“We know that this man really is the Savior of the world!” ~John 4:42
After just a couple of hours with Jesus, the Samaritan woman at the well knew it. After just two days with him, the villagers of Sychar proclaimed it. The rarest of biblical titles for our King was declared unashamedly by the socially marginalized, the religious outcasts, the “sinners.”
How did they know? What did they experience that led them to this bold confession?
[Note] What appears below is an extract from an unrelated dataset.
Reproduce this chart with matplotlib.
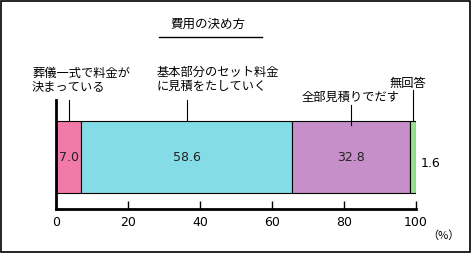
import numpy as np
import matplotlib
matplotlib.use("Agg")
import matplotlib.pyplot as plt
from matplotlib.patches import Rectangle
from matplotlib.lines import Line2D

plt.rcParams['font.family'] = ['Noto Sans CJK JP', 'DejaVu Sans']

# data
title = "費用の決め方"
categories = ["葬儀一式で料金が\n決まっている", "基本部分のセット料金\nに見積をたしていく",
              "全部見積りでだす", "無回答"]
values = [7.0, 58.6, 32.8, 1.6]
value_labels = ["7.0", "58.6", "32.8", "1.6"]
xticks = [0, 20, 40, 60, 80, 100]

colors = ['#f27aa8', '#84dce6', '#c68fca', '#98e08e']

W, H = 472, 254
fig = plt.figure(figsize=(W / 100, H / 100), dpi=100)


def fx(x):
    return x / W


def fy(y):
    return 1 - y / H


# axes: x 0..100 spans pixels 56..416, axes height from y=100 to y=209
ax = fig.add_axes([fx(56), fy(209), (416 - 56) / W, (209 - 100) / H])
ax.set_xlim(0, 100)
ax.set_ylim(0, 1)

bar_y, bar_h = 0.477, 0.66
lefts = np.concatenate([[0], np.cumsum(values)[:-1]])
ax.barh(bar_y, values, left=lefts, height=bar_h, color=colors,
        edgecolor='black', linewidth=0.8, zorder=2)

# value labels
for l, v, s in zip(lefts, values, value_labels):
    if v < 3:
        ax.text(104, bar_y - 0.06, s, ha='center', va='center', fontsize=9,
                family='DejaVu Sans', clip_on=False)
    else:
        ax.text(l + v / 2, bar_y, s, ha='center', va='center', fontsize=9,
                family='DejaVu Sans', color='#222222')

# leader lines from segment middles to category labels
leader_tops = [1.0, 1.0, 0.95, 1.09]
leader_bottoms = [0.807, 0.807, 0.77, 0.807]
for l, v, t, b in zip(lefts, values, leader_tops, leader_bottoms):
    xm = l + v / 2
    ax.plot([xm, xm], [b, t], color='black', lw=0.8, clip_on=False, zorder=3)

label_pos = [(32, 80), (157, 79), (302, 97), (390, 83)]
for txt, (px, py) in zip(categories, label_pos):
    fig.text(fx(px), fy(py), txt, ha='left', va='center', fontsize=8.8,
             linespacing=1.1)

# axes styling
for side in ['top', 'right']:
    ax.spines[side].set_visible(False)
ax.spines['left'].set_linewidth(2)
ax.spines['bottom'].set_linewidth(2)
ax.set_yticks([])
ax.set_xticks(xticks)
ax.set_xticklabels([str(t) for t in xticks], family='DejaVu Sans', fontsize=9)
ax.tick_params(axis='x', direction='in', length=6, width=1, pad=5)
ax.patch.set_alpha(0)

fig.text(fx(443), fy(236), "（%）", ha='center', va='center', fontsize=8)

# title and underline
fig.text(fx(208), fy(24), title, ha='center', va='center', fontsize=9)
fig.add_artist(Line2D([fx(159), fx(262)], [fy(37), fy(37)], color='black', lw=1))

# outer frame
fig.add_artist(Rectangle((fx(1), fy(252)), fx(469), 251 / H, fill=False,
                         edgecolor='black', lw=1.2, transform=fig.transFigure))

fig.savefig("out.png", dpi=100)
Jesus had purposefully put himself at great risk by going through Samaria in order to find this woman. He had crossed every barrier and cleared every obstacle; he had blown past the social and cultural walls, the political and economic hurdles, the religious and gender boundaries to reach this lonely and forgotten soul. He had refused to be bogged down in religious debate and questions of worship, instead focusing on his relationship with her. And he had exposed her great sin against God at high noon in the town square — and graciously and powerfully forgiven her.
Without partiality, without prejudice, without compromise, Jesus is the true light who goes into the darkness to rescue the whole world. The scars you’ve suffered, the fences you’ve erected, the sins you’ve committed — none of this registers as even a speed bump to the Savior of the World.
Once you realize it, how do you respond? Because you have to respond. Jesus is not going away. He sat down on the edge of the well, an unavoidable obstacle to the Samaritan woman. And to you. The woman, Scripture says dropped her jar, she left the well, and ran back into town to tell everyone about the Messiah. The town sleaze had become a Gospel preacher!
How do you respond to the Savior of the World?
As part of our “Gifted 2 Go” series here at Central, our oldest daughter, Whitney, and I wound up with almost twenty others at Brock’s Laundry last night, about two blocks west of our church building. Armed with $300 dollars in quarters, our task was to pay for everybody’s washers and dryers for two hours. There are 25 dryers along the back wall at Brock’s and 50 washing machines arranged in the middle. And we had all 75 of those things spinning until after 8:30 last night. We met young families and single moms, one college-aged kid and a couple of older folks. We packed and unpacked machines, folded clothes into laundry baskets and cardboard boxes, playfully fighting over the limited number of dryers and laughing loudly together as we took over Brock’s and made it the center of attention at Washington and 14th.
We met John, who I think used to have some ties to Central but refused to elaborate. We visited with Berto and his wife and held their precious seven-month-old daughter, Leah, while they switched out washers and dryers. We talked to Tiffany who admitted to hating Amarillo and wanting to move to San Antonio to be closer to an aunt. Justin and Mallory had just had the back glass and side window of their car blown out by gunfire Monday night. Miranda wouldn’t stop thanking us. Another woman there, almost in tears, told Shelly that for the first time in more than a year, she and her husband were now going to be able to do laundry and put gas in his truck during the same week. A young man named Matthew surveyed the room while his jeans and T-shirts cycled and commented to Myrl, “Y’all must have an awesome church.” To which Myrl replied, “Well, we have an awesome God!”
A block away, Lon and Jeff and their crew washed almost twenty cars while Bob and his group changed oil a block south in another fifteen or twenty vehicles.
At 9:00 last night, as we were loading up the leftover sodas and water bottles in the laundromat parking lot, I turned to Shelley and said, “That sure beats a boring Wednesday night Bible class, huh?” Shelly said, “Yes, sir! Not that there’s anything wrong with our Bible classes, but THIS is what we’re supposed to be doing!”
We’re making inroads into our community. Slowly but surely, steady and purposefully, we’re meeting our neighbors and blessing them with the love and grace of our Lord. We’re seeking relationship. We’re meeting people where they are. We’re giving the cup of water, the handful of quarters, in the name of our King. And trusting him to use us to his eternal glory and praise.